#### GIVEN PROBLEM
Copy out all the lines exactly. Omit pictures.
---------- SOURCE EXCERPT ----------
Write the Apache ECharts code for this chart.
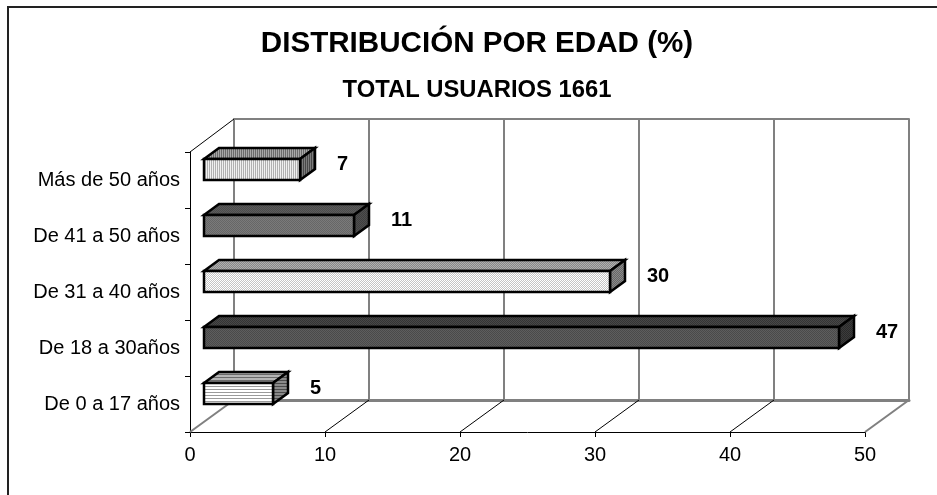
<!DOCTYPE html>
<html>
<head>
<meta charset="utf-8">
<script src="https://cdn.jsdelivr.net/npm/echarts@6/dist/echarts.min.js"></script>
<style>
  html, body { margin: 0; padding: 0; background: #fff; }
  #chart { width: 937px; height: 495px; }
</style>
</head>
<body>
<div id="chart"></div>
<script>
const categories = ['De 0 a 17 años', 'De 18 a 30años', 'De 31 a 40 años', 'De 41 a 50 años', 'Más de 50 años'];
// bars are a hair longer than the rounded labels say
const barValues = [5.1, 47, 30.1, 11.1, 7.1];
const labelValues = [5, 47, 30, 11, 7];
const xTicks = [0, 10, 20, 30, 40, 50];

// depth of the plot box and of each bar, in px
const boxDx = 44, boxDy = 32;
const barDx = 15, barDy = 11;
const barInset = 14, barHeight = 21;

const fontFamily = '"Liberation Sans", Arial, sans-serif';
const gray = '#808080';

// small repeating tile, rows of grey values
function tile(rows) {
  const c = document.createElement('canvas');
  c.height = rows.length;
  c.width = rows[0].length;
  const ctx = c.getContext('2d');
  rows.forEach((row, y) => row.forEach((v, x) => {
    ctx.fillStyle = v;
    ctx.fillRect(x, y, 1, 1);
  }));
  return { image: c, repeat: 'repeat' };
}
const vStripes = (a, b) => tile([[a, b]]);
const hStripes = (a, b) => tile([[a], [a], [b]]);
const dither = (a, b) => tile([[a, b], [b, a]]);

// front, top, side for each category
const barFills = [
  [hStripes('#ffffff', '#9a9a9a'), hStripes('#b5b5b5', '#6a6a6a'), hStripes('#8a8a8a', '#4a4a4a')],
  [dither('#4a4a4a', '#5e5e5e'), dither('#343434', '#484848'), dither('#2a2a2a', '#3c3c3c')],
  [dither('#ffffff', '#c4c4c4'), dither('#b0b0b0', '#888888'), dither('#8a8a8a', '#666666')],
  [dither('#666666', '#7a7a7a'), dither('#4c4c4c', '#5c5c5c'), dither('#3e3e3e', '#4e4e4e')],
  [vStripes('#f0f0f0', '#b0b0b0'), vStripes('#a8a8a8', '#6c6c6c'), vStripes('#7c7c7c', '#484848')]
];

function renderFloor(params, api) {
  const v = api.value(0);
  const x = api.coord([v, 0])[0];
  const y = params.coordSys.y + params.coordSys.height;
  const edge = v === 0 || v === 50;
  return {
    type: 'line',
    shape: { x1: x, y1: y, x2: x + boxDx, y2: y - boxDy },
    style: { stroke: edge ? gray : '#000', lineWidth: edge ? 2 : 1 },
    silent: true
  };
}

function renderCorner(params, api) {
  const x = params.coordSys.x;
  const y = params.coordSys.y;
  return {
    type: 'line',
    shape: { x1: x, y1: y, x2: x + boxDx, y2: y - boxDy - 1 },
    style: { stroke: '#000', lineWidth: 1 },
    silent: true
  };
}

function renderBar(params, api) {
  const i = params.dataIndex;
  const start = api.coord([0, i]);
  const end = api.coord([api.value(0), i]);
  const x0 = Math.round(start[0]) + barInset;
  const x1 = Math.round(end[0]) + barInset;
  const y1 = Math.round(start[1]);
  const y0 = y1 - barHeight;
  const line = { stroke: '#000', lineWidth: 2.5, lineJoin: 'miter' };
  const f = barFills[i];
  return {
    type: 'group',
    children: [
      {
        type: 'polygon',
        shape: { points: [[x0, y0], [x0 + barDx, y0 - barDy], [x1 + barDx, y0 - barDy], [x1, y0]] },
        style: Object.assign({ fill: f[1] }, line)
      },
      {
        type: 'polygon',
        shape: { points: [[x1, y0], [x1 + barDx, y0 - barDy], [x1 + barDx, y1 - barDy], [x1, y1]] },
        style: Object.assign({ fill: f[2] }, line)
      },
      {
        type: 'rect',
        shape: { x: x0, y: y0, width: x1 - x0, height: barHeight },
        style: Object.assign({ fill: f[0] }, line)
      },
      {
        type: 'text',
        x: x1 + 37,
        y: y0 + 5,
        style: {
          text: String(labelValues[i]),
          font: 'bold 20px ' + fontFamily,
          fill: '#000',
          verticalAlign: 'middle'
        }
      }
    ]
  };
}

const option = {
  animation: false,
  backgroundColor: '#fff',
  title: [
    {
      text: 'DISTRIBUCIÓN POR EDAD (%)',
      left: 472, top: 24, textAlign: 'center',
      textStyle: { fontFamily: fontFamily, fontWeight: 'bold', fontSize: 29.6, color: '#000' }
    },
    {
      text: 'TOTAL USUARIOS 1661',
      left: 472, top: 73, textAlign: 'center',
      textStyle: { fontFamily: fontFamily, fontWeight: 'bold', fontSize: 23.8, color: '#000' }
    }
  ],
  graphic: [
    { type: 'line', silent: true, shape: { x1: 8, y1: 7, x2: 8, y2: 495 }, style: { stroke: '#222', lineWidth: 2 } },
    { type: 'line', silent: true, shape: { x1: 7, y1: 7, x2: 937, y2: 7 }, style: { stroke: '#222', lineWidth: 2 } }
  ],
  grid: [
    { left: 190, top: 152, width: 675, height: 280, show: false },
    { left: 234, top: 119, width: 675, height: 281, show: false }
  ],
  xAxis: [
    {
      gridIndex: 0, type: 'value', min: 0, max: 50, interval: 10,
      axisLine: { show: true, onZero: false, lineStyle: { color: '#000', width: 1 } },
      axisTick: { show: true, length: 5, lineStyle: { color: '#000' } },
      splitLine: { show: false },
      axisLabel: { color: '#000', fontSize: 20, margin: 13, fontFamily: fontFamily }
    },
    {
      gridIndex: 1, type: 'value', min: 0, max: 50, interval: 10, position: 'top',
      axisLine: { show: true, onZero: false, lineStyle: { color: gray, width: 2 } },
      axisTick: { show: false },
      axisLabel: { show: false },
      splitLine: { show: true, lineStyle: { color: gray, width: 2 } }
    },
    {
      gridIndex: 1, type: 'value', min: 0, max: 50, interval: 10, position: 'bottom',
      axisLine: { show: true, onZero: false, lineStyle: { color: gray, width: 3 } },
      axisTick: { show: false },
      axisLabel: { show: false },
      splitLine: { show: false }
    }
  ],
  yAxis: [
    {
      gridIndex: 0, type: 'category', data: categories,
      axisLine: { show: true, lineStyle: { color: '#000', width: 1 } },
      axisTick: { show: true, length: 5, alignWithLabel: false, lineStyle: { color: '#000' } },
      axisLabel: { color: '#000', fontSize: 20, margin: 10, fontFamily: fontFamily }
    },
    {
      gridIndex: 1, type: 'category', data: categories,
      axisLine: { show: false },
      axisTick: { show: false },
      axisLabel: { show: false }
    }
  ],
  series: [
    {
      type: 'custom', xAxisIndex: 0, yAxisIndex: 0, silent: true, z: 2,
      renderItem: renderFloor,
      data: xTicks.map(v => [v]),
      encode: { x: 0 }
    },
    {
      type: 'custom', xAxisIndex: 0, yAxisIndex: 0, silent: true, z: 2,
      renderItem: renderCorner,
      data: [[0]],
      encode: { x: 0 }
    },
    {
      type: 'custom', xAxisIndex: 0, yAxisIndex: 0, silent: true, z: 5,
      renderItem: renderBar,
      data: barValues.map(v => [v]),
      encode: { x: 0 }
    }
  ]
};

const chart = echarts.init(document.getElementById('chart'));
chart.setOption(option);
</script>
</body>
</html>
----------
#### RESULT OF THE TASK
Write the Apache ECharts code for this chart.
<!DOCTYPE html>
<html>
<head>
<meta charset="utf-8">
<script src="https://cdn.jsdelivr.net/npm/echarts@6/dist/echarts.min.js"></script>
<style>
  html, body { margin: 0; padding: 0; background: #fff; }
  #chart { width: 937px; height: 495px; }
</style>
</head>
<body>
<div id="chart"></div>
<script>
const categories = ['De 0 a 17 años', 'De 18 a 30años', 'De 31 a 40 años', 'De 41 a 50 años', 'Más de 50 años'];
// bars are a hair longer than the rounded labels say
const barValues = [5.1, 47, 30.1, 11.1, 7.1];
const labelValues = [5, 47, 30, 11, 7];
const xTicks = [0, 10, 20, 30, 40, 50];

// depth of the plot box and of each bar, in px
const boxDx = 44, boxDy = 32;
const barDx = 15, barDy = 11;
const barInset = 14, barHeight = 21;

const fontFamily = '"Liberation Sans", Arial, sans-serif';
const gray = '#808080';

// small repeating tile, rows of grey values
function tile(rows) {
  const c = document.createElement('canvas');
  c.height = rows.length;
  c.width = rows[0].length;
  const ctx = c.getContext('2d');
  rows.forEach((row, y) => row.forEach((v, x) => {
    ctx.fillStyle = v;
    ctx.fillRect(x, y, 1, 1);
  }));
  return { image: c, repeat: 'repeat' };
}
const vStripes = (a, b) => tile([[a, b]]);
const hStripes = (a, b) => tile([[a], [a], [b]]);
const dither = (a, b) => tile([[a, b], [b, a]]);

// front, top, side for each category
const barFills = [
  [hStripes('#ffffff', '#9a9a9a'), hStripes('#b5b5b5', '#6a6a6a'), hStripes('#8a8a8a', '#4a4a4a')],
  [dither('#4a4a4a', '#5e5e5e'), dither('#343434', '#484848'), dither('#2a2a2a', '#3c3c3c')],
  [dither('#ffffff', '#c4c4c4'), dither('#b0b0b0', '#888888'), dither('#8a8a8a', '#666666')],
  [dither('#666666', '#7a7a7a'), dither('#4c4c4c', '#5c5c5c'), dither('#3e3e3e', '#4e4e4e')],
  [vStripes('#f0f0f0', '#b0b0b0'), vStripes('#a8a8a8', '#6c6c6c'), vStripes('#7c7c7c', '#484848')]
];

function renderFloor(params, api) {
  const v = api.value(0);
  const x = api.coord([v, 0])[0];
  const y = params.coordSys.y + params.coordSys.height;
  const edge = v === 0 || v === 50;
  return {
    type: 'line',
    shape: { x1: x, y1: y, x2: x + boxDx, y2: y - boxDy },
    style: { stroke: edge ? gray : '#000', lineWidth: edge ? 2 : 1 },
    silent: true
  };
}

function renderCorner(params, api) {
  const x = params.coordSys.x;
  const y = params.coordSys.y;
  return {
    type: 'line',
    shape: { x1: x, y1: y, x2: x + boxDx, y2: y - boxDy - 1 },
    style: { stroke: '#000', lineWidth: 1 },
    silent: true
  };
}

function renderBar(params, api) {
  const i = params.dataIndex;
  const start = api.coord([0, i]);
  const end = api.coord([api.value(0), i]);
  const x0 = Math.round(start[0]) + barInset;
  const x1 = Math.round(end[0]) + barInset;
  const y1 = Math.round(start[1]);
  const y0 = y1 - barHeight;
  const line = { stroke: '#000', lineWidth: 2.5, lineJoin: 'miter' };
  const f = barFills[i];
  return {
    type: 'group',
    children: [
      {
        type: 'polygon',
        shape: { points: [[x0, y0], [x0 + barDx, y0 - barDy], [x1 + barDx, y0 - barDy], [x1, y0]] },
        style: Object.assign({ fill: f[1] }, line)
      },
      {
        type: 'polygon',
        shape: { points: [[x1, y0], [x1 + barDx, y0 - barDy], [x1 + barDx, y1 - barDy], [x1, y1]] },
        style: Object.assign({ fill: f[2] }, line)
      },
      {
        type: 'rect',
        shape: { x: x0, y: y0, width: x1 - x0, height: barHeight },
        style: Object.assign({ fill: f[0] }, line)
      },
      {
        type: 'text',
        x: x1 + 37,
        y: y0 + 5,
        style: {
          text: String(labelValues[i]),
          font: 'bold 20px ' + fontFamily,
          fill: '#000',
          verticalAlign: 'middle'
        }
      }
    ]
  };
}

const option = {
  animation: false,
  backgroundColor: '#fff',
  title: [
    {
      text: 'DISTRIBUCIÓN POR EDAD (%)',
      left: 472, top: 24, textAlign: 'center',
      textStyle: { fontFamily: fontFamily, fontWeight: 'bold', fontSize: 29.6, color: '#000' }
    },
    {
      text: 'TOTAL USUARIOS 1661',
      left: 472, top: 73, textAlign: 'center',
      textStyle: { fontFamily: fontFamily, fontWeight: 'bold', fontSize: 23.8, color: '#000' }
    }
  ],
  graphic: [
    { type: 'line', silent: true, shape: { x1: 8, y1: 7, x2: 8, y2: 495 }, style: { stroke: '#222', lineWidth: 2 } },
    { type: 'line', silent: true, shape: { x1: 7, y1: 7, x2: 937, y2: 7 }, style: { stroke: '#222', lineWidth: 2 } }
  ],
  grid: [
    { left: 190, top: 152, width: 675, height: 280, show: false },
    { left: 234, top: 119, width: 675, height: 281, show: false }
  ],
  xAxis: [
    {
      gridIndex: 0, type: 'value', min: 0, max: 50, interval: 10,
      axisLine: { show: true, onZero: false, lineStyle: { color: '#000', width: 1 } },
      axisTick: { show: true, length: 5, lineStyle: { color: '#000' } },
      splitLine: { show: false },
      axisLabel: { color: '#000', fontSize: 20, margin: 13, fontFamily: fontFamily }
    },
    {
      gridIndex: 1, type: 'value', min: 0, max: 50, interval: 10, position: 'top',
      axisLine: { show: true, onZero: false, lineStyle: { color: gray, width: 2 } },
      axisTick: { show: false },
      axisLabel: { show: false },
      splitLine: { show: true, lineStyle: { color: gray, width: 2 } }
    },
    {
      gridIndex: 1, type: 'value', min: 0, max: 50, interval: 10, position: 'bottom',
      axisLine: { show: true, onZero: false, lineStyle: { color: gray, width: 3 } },
      axisTick: { show: false },
      axisLabel: { show: false },
      splitLine: { show: false }
    }
  ],
  yAxis: [
    {
      gridIndex: 0, type: 'category', data: categories,
      axisLine: { show: true, lineStyle: { color: '#000', width: 1 } },
      axisTick: { show: true, length: 5, alignWithLabel: false, lineStyle: { color: '#000' } },
      axisLabel: { color: '#000', fontSize: 20, margin: 10, fontFamily: fontFamily }
    },
    {
      gridIndex: 1, type: 'category', data: categories,
      axisLine: { show: false },
      axisTick: { show: false },
      axisLabel: { show: false }
    }
  ],
  series: [
    {
      type: 'custom', xAxisIndex: 0, yAxisIndex: 0, silent: true, z: 2,
      renderItem: renderFloor,
      data: xTicks.map(v => [v]),
      encode: { x: 0 }
    },
    {
      type: 'custom', xAxisIndex: 0, yAxisIndex: 0, silent: true, z: 2,
      renderItem: renderCorner,
      data: [[0]],
      encode: { x: 0 }
    },
    {
      type: 'custom', xAxisIndex: 0, yAxisIndex: 0, silent: true, z: 5,
      renderItem: renderBar,
      data: barValues.map(v => [v]),
      encode: { x: 0 }
    }
  ]
};

const chart = echarts.init(document.getElementById('chart'));
chart.setOption(option);
</script>
</body>
</html>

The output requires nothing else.